Health and Safety Podcast Transcript: April 7, 2009
Hello, and welcome to the Fairfax County Health and Safety Podcast for April 7, 2009. I’m Jim Person, Fairfax County emergency information officer. Coming up, learn about 9-1-1 and Public Safety Telecommunications Week here in Fairfax County. Links to topics mentioned in this podcast can be found online at www.fairfaxcounty.gov.
The Fairfax County Board of Supervisors designated April 13-19 as Public Safety Telecommunications Week in Fairfax County to recognize the men and women of 9-1-1 who every day are instrumental in helping to save countless lives by dispatching law enforcement, fire and rescue, and emergency medical services personnel.
Although 9-1-1 is familiar as the number to call for a police, fire and rescue or medical emergency, there is much about 9-1-1 that you may not know.
- The concept of 9-1-1 was first utilized in the United Kingdom in 1937, using the number 999.
- In 1957, the International Association of Fire Chiefs, now headquartered in Fairfax County, petitioned the Federal Communications Commission to establish a three-digit universal emergency number in the U.S.
- In 1958, the FCC reserved 9-1-1 for use by any jurisdiction electing to establish a three-digit emergency number to call for police, fire rescue or emergency medical services.
- In 1968, AT&T announced that it would establish the digits 9-1-1 as the emergency code throughout the United States.
- In the mid-1970s, cities and counties in the metropolitan Washington area began to implement 9-1-1. Fairfax County adopted 9-1-1 in 1981.
The Fairfax County 9-1-1 Center is the largest in Virginia and is recognized as a “best in class” agency.
In 2008, the 9-1-1 Center received more than 378,000 9-1-1 calls and more than 414,000 non-emergency calls. 58.5% of the 9-1-1 calls received were from wireless phones, 33.1% were from traditional wire line phones, and 1.0% by Voice Over Internet Protocol.
Last year, the Department of Public Safety Communications dispatched more than 1,030,000 police calls and more than 171,000 fire rescue and emergency medical services calls.
Department of Public Safety Communications personnel are certified as 9-1-1 call takers, police dispatchers, and fire rescue/EMS. They also maintain unit status of Sheriff’s deputies; are animal services dispatchers; provide emergency medical dispatch/pre-arrival instructions offering life saving medical instructions to callers over the phone; are teletype operators; facilitate language interpretation with non-English speakers; and are hostage negotiators.
“Fairfax County’s 9-1-1…always there…always ready…24/7/365.”
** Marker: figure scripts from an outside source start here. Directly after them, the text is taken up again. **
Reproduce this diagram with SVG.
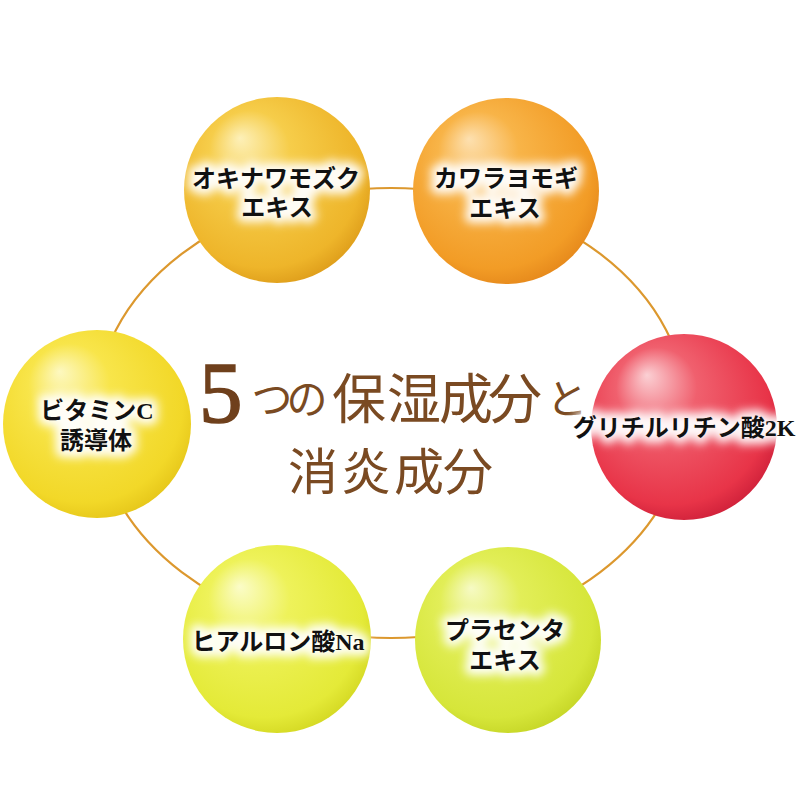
<svg xmlns="http://www.w3.org/2000/svg" width="800" height="800" viewBox="0 0 800 800">
  <defs>
    <radialGradient id="gYellowGold" cx="0.45" cy="0.42" r="0.62" fx="0.3" fy="0.22">
      <stop offset="0" stop-color="#fdf0b8"/>
      <stop offset="0.35" stop-color="#f6cd4a"/>
      <stop offset="0.85" stop-color="#eeb52a"/>
      <stop offset="1" stop-color="#dc9a18"/>
    </radialGradient>
    <radialGradient id="gOrange" cx="0.45" cy="0.42" r="0.62" fx="0.3" fy="0.22">
      <stop offset="0" stop-color="#fde0b0"/>
      <stop offset="0.35" stop-color="#f8b448"/>
      <stop offset="0.85" stop-color="#f29c26"/>
      <stop offset="1" stop-color="#e4861a"/>
    </radialGradient>
    <radialGradient id="gRed" cx="0.45" cy="0.42" r="0.62" fx="0.3" fy="0.22">
      <stop offset="0" stop-color="#fbd0d4"/>
      <stop offset="0.35" stop-color="#f0606e"/>
      <stop offset="0.85" stop-color="#e83448"/>
      <stop offset="1" stop-color="#cc1e38"/>
    </radialGradient>
    <radialGradient id="gYellow" cx="0.45" cy="0.42" r="0.62" fx="0.3" fy="0.22">
      <stop offset="0" stop-color="#fdf8c0"/>
      <stop offset="0.35" stop-color="#f8e54a"/>
      <stop offset="0.85" stop-color="#f2d828"/>
      <stop offset="1" stop-color="#e4c418"/>
    </radialGradient>
    <radialGradient id="gLemon" cx="0.45" cy="0.42" r="0.62" fx="0.3" fy="0.22">
      <stop offset="0" stop-color="#fbfcc8"/>
      <stop offset="0.35" stop-color="#eef25a"/>
      <stop offset="0.85" stop-color="#e4ea38"/>
      <stop offset="1" stop-color="#d2d620"/>
    </radialGradient>
    <radialGradient id="gLime" cx="0.45" cy="0.42" r="0.62" fx="0.3" fy="0.22">
      <stop offset="0" stop-color="#f6fac4"/>
      <stop offset="0.35" stop-color="#e2ee58"/>
      <stop offset="0.85" stop-color="#d6e63a"/>
      <stop offset="1" stop-color="#c4d424"/>
    </radialGradient>
    <filter id="glow" x="-20%" y="-60%" width="140%" height="220%">
      <feGaussianBlur stdDeviation="5"/>
    </filter>
  </defs>
  <style>
    .ring { fill: none; stroke: #dc982e; stroke-width: 2.2; }
    .lbl { font-family: "Liberation Serif", "Noto Sans CJK JP", serif; font-size: 24px; font-weight: 700; text-anchor: middle; fill: #111; }
    .halo { font-family: "Liberation Serif", "Noto Sans CJK JP", serif; font-size: 24px; font-weight: 700; text-anchor: middle; fill: #fff; stroke: #fff; stroke-width: 12; stroke-linejoin: round; opacity: 0.95; }
    .title { font-family: "Noto Sans CJK JP", sans-serif; fill: #7a4a22; text-anchor: middle; }
    .five { font-family: "Liberation Serif", serif; font-size: 87px; fill: #6f401c; stroke: #6f401c; stroke-width: 1.5; }
  </style>
  <rect width="800" height="800" fill="#ffffff"/>

  <g id="connectors">
    <ellipse class="ring" cx="391" cy="413" rx="296" ry="225"/>
  </g>

  <g id="title">
    <text class="five" x="199" y="422">5</text>
    <text class="title" font-size="41" x="272 307" y="414">つの</text>
    <text class="title" font-size="54" x="359 414 466 515" y="419">保湿成分</text>
    <text class="title" font-size="41" x="567" y="414">と</text>
    <text class="title" font-size="50" x="313 366 419 468" y="490">消炎成分</text>
  </g>

  <g id="node-okinawa">
    <circle cx="277" cy="190" r="93" fill="url(#gYellowGold)"/>
    <g filter="url(#glow)">
      <text class="halo" x="276" y="187">オキナワモズク</text>
      <text class="halo" x="277" y="216">エキス</text>
    </g>
    <text class="lbl" x="276" y="187">オキナワモズク</text>
    <text class="lbl" x="277" y="216">エキス</text>
  </g>

  <g id="node-kawara">
    <circle cx="506" cy="191" r="93" fill="url(#gOrange)"/>
    <g filter="url(#glow)">
      <text class="halo" x="506" y="187">カワラヨモギ</text>
      <text class="halo" x="505" y="217">エキス</text>
    </g>
    <text class="lbl" x="506" y="187">カワラヨモギ</text>
    <text class="lbl" x="505" y="217">エキス</text>
  </g>

  <g id="node-glycyrrhizin">
    <circle cx="684" cy="427" r="93" fill="url(#gRed)"/>
    <g filter="url(#glow)">
      <text class="halo" x="684" y="436">グリチルリチン酸2K</text>
    </g>
    <text class="lbl" x="684" y="436">グリチルリチン酸2K</text>
  </g>

  <g id="node-placenta">
    <circle cx="508" cy="640" r="93" fill="url(#gLime)"/>
    <g filter="url(#glow)">
      <text class="halo" x="505" y="639">プラセンタ</text>
      <text class="halo" x="505" y="669">エキス</text>
    </g>
    <text class="lbl" x="505" y="639">プラセンタ</text>
    <text class="lbl" x="505" y="669">エキス</text>
  </g>

  <g id="node-hyaluron">
    <circle cx="277" cy="639" r="94" fill="url(#gLemon)"/>
    <g filter="url(#glow)">
      <text class="halo" x="278" y="650">ヒアルロン酸Na</text>
    </g>
    <text class="lbl" x="278" y="650">ヒアルロン酸Na</text>
  </g>

  <g id="node-vitaminc">
    <circle cx="97" cy="424" r="94" fill="url(#gYellow)"/>
    <g filter="url(#glow)">
      <text class="halo" x="97" y="419">ビタミンC</text>
      <text class="halo" x="96" y="449">誘導体</text>
    </g>
    <text class="lbl" x="97" y="419">ビタミンC</text>
    <text class="lbl" x="96" y="449">誘導体</text>
  </g>
</svg>
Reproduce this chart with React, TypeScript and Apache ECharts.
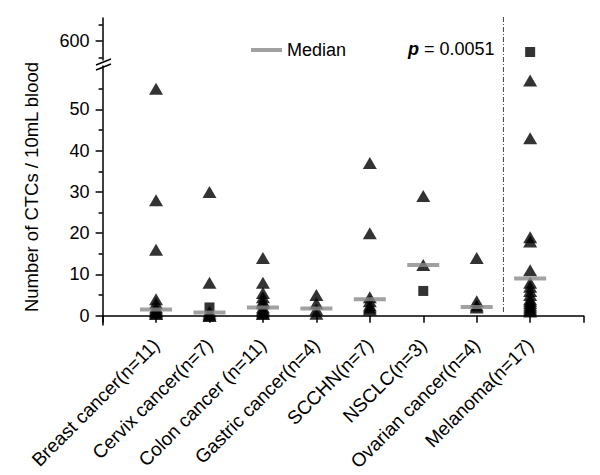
import React, { useEffect, useRef } from 'react';
import * as echarts from 'echarts';

const categories = [
  'Breast cancer(n=11)',
  'Cervix cancer(n=7)',
  'Colon cancer (n=11)',
  'Gastric cancer(n=4)',
  'SCCHN(n=7)',
  'NSCLC(n=3)',
  'Ovarian cancer(n=4)',
  'Melanoma(n=17)',
];

// triangle-marked values per group (CTCs / 10 mL blood)
const breastTriangles = [55, 28, 16, 4, 3, 2, 1.5, 1, 1, 0.5, 0.5];
const cervixTriangles = [30, 8, 1, 0.5, 0, 0];
const colonTriangles = [14, 8, 5.5, 4.5, 3.5, 3, 2, 1.5, 1, 0.5, 0.5];
const gastricTriangles = [5, 3, 1.5, 0.5];
const scchnTriangles = [37, 20, 4.5, 3.5, 2.5, 2, 1.5];
const nsclcTriangles = [29, 12.3];
const ovarianTriangles = [14, 3.5, 2.5, 2];
const melanomaTriangles = [57, 43, 19, 18, 11, 8, 7, 6, 5, 4, 3.5, 3, 2.5, 2, 1.5, 1];

// square-marked values: [group position (1-based), value]
const squarePoints: [number, number][] = [
  [2, 2],
  [6, 6],
  [8, 567],
];

const medians = [1.5, 0.75, 2, 1.75, 4, 12.3, 2.1, 9];

const lowerTicks = [0, 10, 20, 30, 40, 50];
const lowerMinorTicks = [5, 15, 25, 35, 45, 55];
const upperTicks = [600];
const upperMinorTicks = [550, 650];

const FONT = '"Liberation Sans", Arial, sans-serif';
const BREAK_LOW = 60.5; // top of lower segment
const BREAK_HIGH = 543; // bottom of upper segment

export default function App() {
  const ref = useRef<HTMLDivElement>(null);

  useEffect(() => {
    if (!ref.current) return;
    const chart = echarts.init(ref.current, null, { renderer: 'svg' });

    const groups = [
      breastTriangles,
      cervixTriangles,
      colonTriangles,
      gastricTriangles,
      scchnTriangles,
      nsclcTriangles,
      ovarianTriangles,
      melanomaTriangles,
    ];
    const triangleData: [number, number][] = [];
    groups.forEach((g, i) => g.forEach((v) => triangleData.push([i + 1, v])));
    const lowSquares = squarePoints.filter((p) => p[1] <= BREAK_LOW);
    const highSquares = squarePoints.filter((p) => p[1] > BREAK_LOW);
    const medianData = medians.map((m, i) => [i + 1, m]);

    const axisLineStyle = { color: '#000', width: 1.5 };

    chart.setOption({
      animation: false,
      textStyle: { fontFamily: FONT },
      title: {
        text: '{p|p} = 0.0051',
        left: 403,
        top: 35,
        textStyle: {
          fontSize: 18,
          fontWeight: 'normal',
          color: '#000',
          fontFamily: FONT,
          rich: {
            p: { fontSize: 18, fontWeight: 'bold', fontStyle: 'italic', color: '#000', fontFamily: FONT },
          },
        },
      },
      legend: {
        data: ['Median'],
        left: 246,
        top: 36,
        icon: 'rect',
        itemWidth: 31,
        itemHeight: 4,
        textStyle: { fontSize: 18, color: '#000', fontFamily: FONT },
        itemStyle: { color: '#8a8a8a' },
      },
      grid: [
        { left: 102.6, right: 16.4, top: 66, bottom: 150 },
        { left: 102.6, right: 16.4, top: 18, height: 42 },
      ],
      xAxis: [
        {
          type: 'value',
          gridIndex: 0,
          min: 0,
          max: 9,
          interval: 1,
          splitLine: { show: false },
          axisLine: { lineStyle: axisLineStyle },
          axisTick: { length: 7, lineStyle: { color: '#000', width: 1.5 } },
          axisLabel: {
            rotate: 45,
            margin: 17,
            fontSize: 19,
            color: '#000',
            fontFamily: FONT,
            formatter: (v: number) => categories[v - 1] ?? '',
          },
        },
        {
          type: 'value',
          gridIndex: 1,
          min: 0,
          max: 9,
          interval: 1,
          show: false,
        },
      ],
      yAxis: [
        {
          type: 'value',
          gridIndex: 0,
          position: 'left',
          min: -2.25,
          max: BREAK_LOW,
          splitLine: { show: false },
          axisLine: { show: true, lineStyle: axisLineStyle },
          axisTick: { customValues: lowerTicks, length: 7, lineStyle: { color: '#000', width: 1.5 } },
          axisLabel: { customValues: lowerTicks, margin: 13, fontSize: 18, color: '#000', fontFamily: FONT },
        },
        {
          type: 'value',
          gridIndex: 0,
          position: 'left',
          offset: 0,
          min: -2.25,
          max: BREAK_LOW,
          splitLine: { show: false },
          axisLine: { show: false },
          axisTick: { customValues: lowerMinorTicks, length: 4, lineStyle: { color: '#000', width: 1.5 } },
          axisLabel: { show: false },
        },
        {
          type: 'value',
          gridIndex: 1,
          position: 'left',
          min: BREAK_HIGH,
          max: 669,
          splitLine: { show: false },
          axisLine: { show: true, lineStyle: axisLineStyle },
          axisTick: { customValues: upperTicks, length: 7, lineStyle: { color: '#000', width: 1.5 } },
          axisLabel: { customValues: upperTicks, margin: 13, fontSize: 18, color: '#000', fontFamily: FONT },
        },
        {
          type: 'value',
          gridIndex: 1,
          position: 'left',
          offset: 0,
          min: BREAK_HIGH,
          max: 669,
          splitLine: { show: false },
          axisLine: { show: false },
          axisTick: { customValues: upperMinorTicks, length: 4, lineStyle: { color: '#000', width: 1.5 } },
          axisLabel: { show: false },
        },
      ],
      series: [
        {
          name: 'CTC',
          type: 'scatter',
          xAxisIndex: 0,
          yAxisIndex: 0,
          symbol: 'triangle',
          symbolSize: [14, 12],
          itemStyle: { color: '#000' },
          data: triangleData,
          z: 2,
        },
        {
          name: 'CTC-square',
          type: 'scatter',
          xAxisIndex: 0,
          yAxisIndex: 0,
          symbol: 'rect',
          symbolSize: 10,
          itemStyle: { color: '#000' },
          data: lowSquares,
          z: 2,
        },
        {
          name: 'CTC-square-high',
          type: 'scatter',
          xAxisIndex: 1,
          yAxisIndex: 2,
          symbol: 'rect',
          symbolSize: 10,
          itemStyle: { color: '#000' },
          data: highSquares,
          z: 2,
        },
        {
          name: 'Median',
          type: 'scatter',
          xAxisIndex: 0,
          yAxisIndex: 0,
          symbol: 'rect',
          symbolSize: [32, 4],
          itemStyle: { color: '#8a8a8a' },
          data: medianData,
          z: 5,
        },
      ],
    });

    const sepX = chart.convertToPixel({ xAxisIndex: 0 }, 7.5) as number;
    chart.setOption({
      graphic: [
        {
          type: 'text',
          x: 31,
          y: 187,
          rotation: Math.PI / 2,
          style: {
            text: 'Number of CTCs / 10mL blood',
            fontSize: 18.5,
            fontFamily: FONT,
            fill: '#000',
            align: 'center',
            verticalAlign: 'middle',
          },
        },
        {
          type: 'line',
          shape: { x1: sepX, y1: 17, x2: sepX, y2: 313 },
          style: { stroke: '#444', lineWidth: 1, lineDash: [5, 2, 1, 2] },
        },
        // axis break marks
        {
          type: 'line',
          shape: { x1: 96, y1: 65, x2: 111, y2: 59 },
          style: { stroke: '#000', lineWidth: 1.5 },
        },
        {
          type: 'line',
          shape: { x1: 96, y1: 70, x2: 111, y2: 64 },
          style: { stroke: '#000', lineWidth: 1.5 },
        },
      ],
    });

    return () => chart.dispose();
  }, []);

  return (
    <div
      ref={ref}
      style={{ position: 'fixed', left: 0, top: 0, width: 600, height: 475, background: '#fff' }}
    />
  );
}
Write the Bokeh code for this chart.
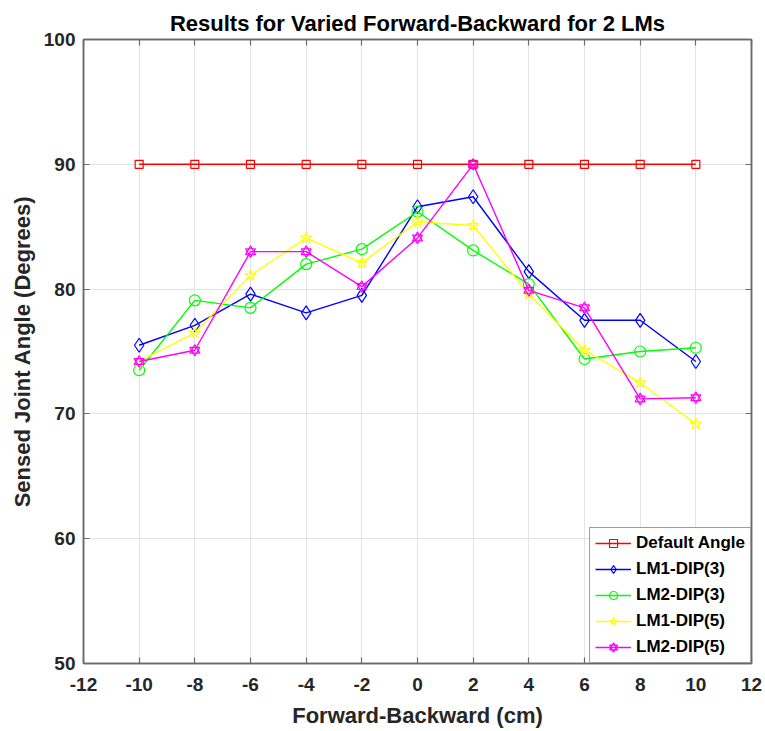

That’s it for this edition of the Fairfax County Health and Safety Podcast, produced by the Fairfax County, Virginia government. Thanks for listening. Additional information about health and safety topics and emergency preparedness may be found online at www.fairfaxcounty.gov. And remember, if you have a police, fire or medical emergency, call 9-1-1. For non-emergency needs, call 703-691-2131.